The second thing to notice: venture-capital concentration is tighter than M&A concentration. 89% of US VC into AI is, historically, a reading that only shows up when a new category is absorbing all funding — mobile in 2009–2010, SaaS-cloud in 2014–2015, crypto in Q1 2022. Each time, the category's reported share peaked roughly 12–18 months before a valuation correction that took 40–70% off the top tier. Whether that pattern holds for AI is not a historical certainty. It is a base rate.

Hype deconstruction

"M&A is back." Yes, at the mega-deal tier. Not in the mid-market, where deal-count growth of 16% is merely respectable. If you run a mid-market advisory book, Q1 felt more like a recovery than a rebound.

"89% AI concentration is exciting." It should be sobering. Concentration ratios at this level have a poor forward base rate. The category itself is real; the allocation concentration is a risk marker.

"The Great Rebound is a new cycle." Early to call. Historically, M&A cycles broaden in year two — consumer, retail, and services deals pick up as buyers get comfortable. If Q2 and Q3 remain five-deal-dominated, the cycle is a thesis, not a cycle.

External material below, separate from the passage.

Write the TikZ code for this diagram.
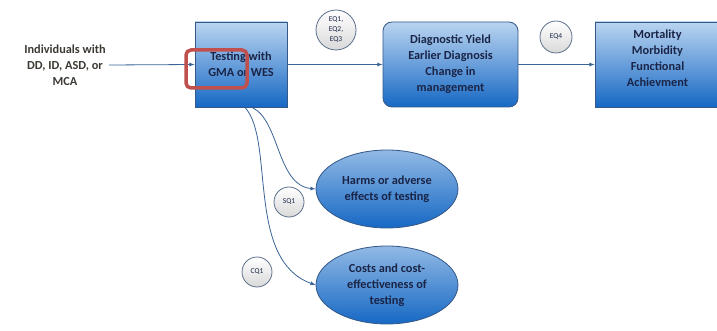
\documentclass[tikz,border=0pt]{standalone}
\usepackage{fontspec}
\setmainfont{Carlito}
\usetikzlibrary{shapes.geometric}

\definecolor{boxtop}{RGB}{186,212,240}
\definecolor{boxbot}{RGB}{22,104,196}
\definecolor{boxline}{RGB}{52,88,136}
\definecolor{navy}{RGB}{26,36,70}
\definecolor{flow}{RGB}{58,100,150}
\definecolor{qline}{RGB}{92,112,140}
\definecolor{hilite}{RGB}{192,80,77}

\tikzset{
  box/.style={draw=boxline,thick,top color=boxtop,bottom color=boxbot,
    minimum height=85pt,align=center,text=navy,
    font=\bfseries\fontsize{12.3}{16}\selectfont},
  oval/.style={ellipse,draw=boxline,thick,top color=boxtop!75!boxbot,bottom color=boxbot,
    minimum width=142pt,minimum height=78pt,inner sep=0pt,align=center,text=navy,
    font=\bfseries\fontsize{12.3}{16}\selectfont},
  qmark/.style={circle,draw=qline,thick,top color=white,bottom color=black!15,
    inner sep=0pt,align=center,text=navy,font=\fontsize{7.5}{10}\selectfont},
  flowline/.style={draw=flow,thick,-latex},
}

\begin{document}
\begin{tikzpicture}[x=1pt,y=-1pt]
\useasboundingbox (0,0) rectangle (717,331);
\clip (0,0) rectangle (717,331);
\fill[white] (0,0) rectangle (717,331);

% population and the three boxes along the top
\node[align=center,text=black!80!yellow!60!black,font=\bfseries\fontsize{12.3}{16}\selectfont]
  (pop) at (65,65) {Individuals with\\DD, ID, ASD, or\\MCA};
\node[box,minimum width=92pt] (test) at (241,64.5) {Testing with\\GMA or WES};
\node[box,rounded corners=9pt,minimum width=135pt] (yield) at (450.5,64.5)
  {Diagnostic Yield\\Earlier Diagnosis\\Change in\\management};
\node[box,minimum width=125pt] (outc) at (657.5,64.5) {};
\node[anchor=north,align=center,text=navy,font=\bfseries\fontsize{12.3}{16}\selectfont]
  (outctxt) at ([yshift=-5pt]outc.north) {Mortality\\Morbidity\\Functional\\Achievment};

% side outcomes
\node[oval] (harms) at (387,189) {Harms or adverse\\effects of testing};
\node[oval] (costs) at (387,285) {Costs and cost-\\effectiveness of\\testing};

% key question markers
\node[qmark,minimum size=40pt] (eq1) at (336,30) {EQ1,\\EQ2,\\EQ3};
\node[qmark,minimum size=32pt] (eq4) at (556,37) {EQ4};
\node[qmark,minimum size=30pt] (sq1) at (289,202) {SQ1};
\node[qmark,minimum size=30pt] (cq1) at (257,272) {CQ1};

% connectors
\draw[flowline] (pop.east) -- (test.west);
\draw[flowline] (test.east) -- (yield.west);
\draw[flowline] (yield.east) -- (outc.west);
\draw[flowline] ([xshift=11pt]test.south) .. controls +(28,13) and +(-39,-4) .. (harms.west);
\draw[flowline] ([xshift=4pt]test.south) .. controls +(30,33) and +(-70,-25) .. (costs.west);

% highlight
\draw[hilite,line width=3.5pt,rounded corners=5pt] (186,50) rectangle (247,88);
\end{tikzpicture}
\end{document}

"VC funding is democratising." It's the opposite. 89% into one category, with a small number of hyperscalers driving the top of the round-size distribution, is the tightest funding concentration in 15 years. Founders outside the AI hot zone are reporting 30–40% longer fundraising cycles than 2024 baselines.

Stakeholder landscape

Stakeholder Read
M&A advisory teams at bulge brackets Q1 fees strong; pipeline heavy but dependent on five-ish megadeals closing
Mid-market sponsors Mixed. Dealflow real; multiples compressed in non-AI sectors
Venture capital LPs Capital-concentration risk. 89% AI means the portfolio risk from a single thematic reversal is higher than at any point since 2021
Sovereign wealth funds The marginal infrastructure buyer. AES deal architecture (GIP+ADIA) will repeat
Antitrust regulators (DOJ, FTC, EU DG-COMP) Watching the energy-infrastructure consolidations closely. Williams/Energy Transfer faces at least one regulatory remedy
Non-AI founders Fundraising time stretching; ceding share of mind to AI-adjacent peers
Private-credit funds Lending into mega-deals at record volume. Exposure concentration building
Energy-infrastructure operators The buyers of everything, suddenly

Cross-layer implications

  • Sector breadth. The real test of the cycle is Q2. If industrials, consumer, and retail show mid-teens deal-value growth, the rebound is broadening. If they remain flat-to-single-digit, the "rebound" is the AI thesis widening its definition.
  • Private-credit concentration. Mega-deal debt financing is increasingly sourced from private credit. The Blue Owl redemption stress (prior piece this set) and the Q1 mega-deal concentration are related — one funding channel is under stress while carrying a larger share of large-deal financing.
  • Indexation. AES going private removes it from utility indices; SPCX entering public markets adds to tech/infrastructure indices. Net effect is a rotation of index weighting toward the AI-infrastructure thesis.
  • Energy demand. Four of the five megadeals are structured around data-centre power consumption forecasts. If power-demand forecasts from the AI thesis disappoint in 2027–28, multiple deal theses reprice simultaneously.
  • Regulatory. US antitrust tolerated the energy consolidations because they support AI supply-chain thesis that the administration backs. That tolerance is conditional on the thesis performing.
  • Cross-border. Non-US cross-border deal activity is up only 11% in Q1 — the "rebound" is principally a US phenomenon. European M&A remains subdued; Asian activity is focused on Singapore hub consolidation (covered elsewhere in the April set).

What this means for you

If you are an M&A banker. Pipeline quality matters more than pipeline volume. A pipeline concentrated in AI-infrastructure mandates carries single-thesis exposure. Diversify selection effort into consumer, healthcare, and industrials now so that when the category-rotation happens, you are not rebuilding coverage under pressure.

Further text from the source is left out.